The latter is important. It’s the low-hanging fruit. We like low-hanging fruit because you will need to work less to be better at something your competitors do poorly and, more importantly, it can also represent an underserved community or market sector.

Hubspot is a great example. As Deep Patel writes in an article, “HubSpot was launched in 2005. At the time, small and medium-sized organizations didn’t have many options when it came to digital marketing. Today, HubSpot has helped these organizations develop and implement automated inbound marketing strategies, and has become a $3 billion company in the process.”

The next thing you need to do is understand what your customers like.

I had an epiphany not too long ago about this. I was preparing for a big branding presentation and other agencies were participating. Before the meeting, our client asked us to send the discovery questions we were planning on asking in advance. This is something we never do. The reason we don’t send our questions in advance is that some of the questions we ask are deceptively simple and if we ask them verbally, we can tease the answer out of our client. The interesting thing here was that our client decided to send us the questions the other agencies had sent them. These questions were familiar — the same questions I’d seen from hundreds of agencies over the course of my career, and very similar (I’m now ashamed to admit) to ours.

Almost all agencies have discovery documents that ask questions like: What brands do you admire? What colors, fonts and websites do you like? Sometimes they have silly questions like: If your company was an animal, what animal would that be? Sometimes they make mood boards — a practice I’ve always hated but until now never understood why.

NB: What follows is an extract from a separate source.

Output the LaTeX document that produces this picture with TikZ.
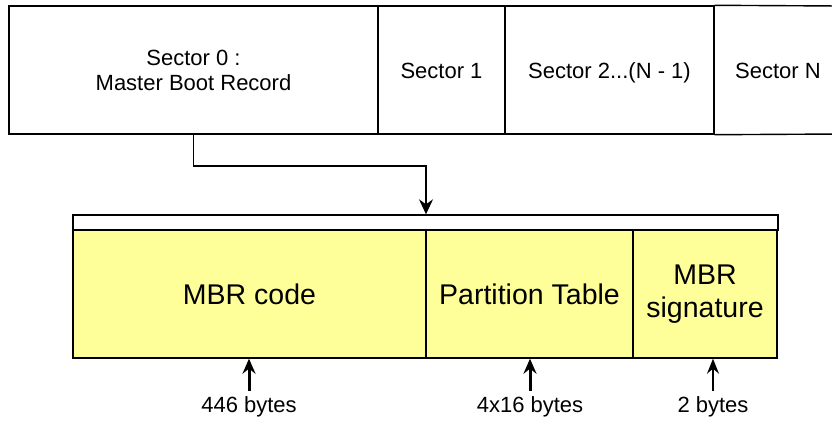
\documentclass[tikz,border=0pt]{standalone}
\usepackage{fontspec}
\setmainfont{Liberation Sans}
\usetikzlibrary{arrows.meta}
\definecolor{mbryellow}{HTML}{FFFF99}
% one line of text boxed to cap height so that it sits on the cell centre
\newcommand{\capline}[1]{\raisebox{0pt}[16pt][0pt]{#1}}
\begin{document}
\begin{tikzpicture}[x=1pt,y=-1pt,
  sector/.style={draw,line width=1.4pt,minimum height=128pt,inner sep=0pt,
    align=center,font=\fontsize{22}{25}\selectfont},
  field/.style={draw,line width=1.4pt,fill=mbryellow,minimum height=128pt,inner sep=0pt,
    align=center,font=\fontsize{28.5}{33}\selectfont},
  sizelbl/.style={inner sep=0pt,font=\fontsize{22}{26}\selectfont},
  arr/.style={line width=1.4pt,-{Stealth[length=15pt,width=14pt,inset=5pt]}},
  thickarr/.style={line width=3pt,-{Stealth[length=15pt,width=13pt,inset=5pt]}},
  thinarr/.style={line width=1.4pt,-{Stealth[length=15pt,width=12pt,inset=5pt]}}]
\useasboundingbox (0,0) rectangle (832,421);
\fill[white] (0,0) rectangle (832,421);

% disk sectors
\node[sector,minimum width=369pt] (s0) at (193.5,70) {Sector 0 :\\Master Boot Record};
\node[sector,minimum width=127pt] (s1) at (441.5,70) {\capline{Sector 1}};
\node[sector,minimum width=209pt] (s2) at (609.5,70) {\capline{Sector 2...(N - 1)}};
\node[sector,draw=none,minimum width=128pt] (sN) at (778,70) {\capline{Sector N}};
\draw[line width=1.4pt] (s2.north east) -- (840,6) (s2.south east) -- (840,134);

% MBR layout
\node[draw,line width=1.4pt,fill=white,minimum width=705pt,minimum height=15pt,inner sep=0pt]
  (strip) at (425.5,222.5) {};
\node[field,minimum width=353pt] (code) at (249.5,294) {MBR code};
\node[field,minimum width=207pt] (pt) at (529.5,294) {Partition Table};
\node[field,minimum width=144pt] (sig) at (705,294) {MBR\\signature};

% sector 0 expands into the MBR layout
\coordinate (bend) at (426,166);
\draw[arr] (s0.south) |- (bend) -- (strip.north -| bend);

% field sizes
\node[sizelbl] (l1) at (249,407) {446 bytes};
\node[sizelbl] (l2) at (530,407) {4x16 bytes};
\node[sizelbl] (l3) at (713,407) {2 bytes};
\draw[thickarr] (l1.north) ++(0,-6) -- (code.south -| l1.north);
\draw[thickarr] (l2.north) ++(0,-6) -- (pt.south -| l2.north);
\draw[thinarr] (l3.north) ++(0,-6) -- (sig.south -| l3.north);
\end{tikzpicture}
\end{document}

My epiphany was this: Everyone — ourselves included — was doing this wrong. It doesn’t matter what our clients like. Sure, knowing what they like may make it easier to sell them a logo, marketing services or a website, but it will not make what we create perform better. The questions we really needed to ask are: What brands do your customers like? What colors do your customers like? What fonts do your customers like? This is what is important.

Moodboards especially are a colossal waste of time because they tell you nothing about what your customers like.

Michael likes to say that if you design a website for yourself, be prepared to buy all of your products. Only when you understand the landscape from the perspective of your customers can you develop a brand that will be able to compete in your niche. This is the foundation for everything we do because only when you understand your competition from your customer’s perspective can you articulate what you do differently and better in a meaningful way that will resonate.

Here are some ways to do this:

1. Email surveys to your existing customers and offer them a discount or free product for taking the time to fill it out.

2. Create a Facebook audience for your ideal customers and serve them ads offering them gift cards, discounts or free products for taking the time to complete a survey.

3. Call some of your most loyal customers and simply ask them.

This sounds simple but you’d be surprised how few organizations do these things. We used to skip the landscape analysis when branding an organization if their budget was limited or our client said they knew who their competitors were, but we noticed that the work we did for clients who did the landscape analysis always looked and performed exponentially better. So now we make it a mandatory requirement for taking on any new client be it a branding, web development or marketing project.

We get a behind-the-scenes peek of a lot of businesses. I’ve noticed that the really successful entrepreneurs take this process one step further. They don’t just identify what their competitors do well or poorly but also what their own business does poorly and improve upon it. That’s where you find the real opportunity.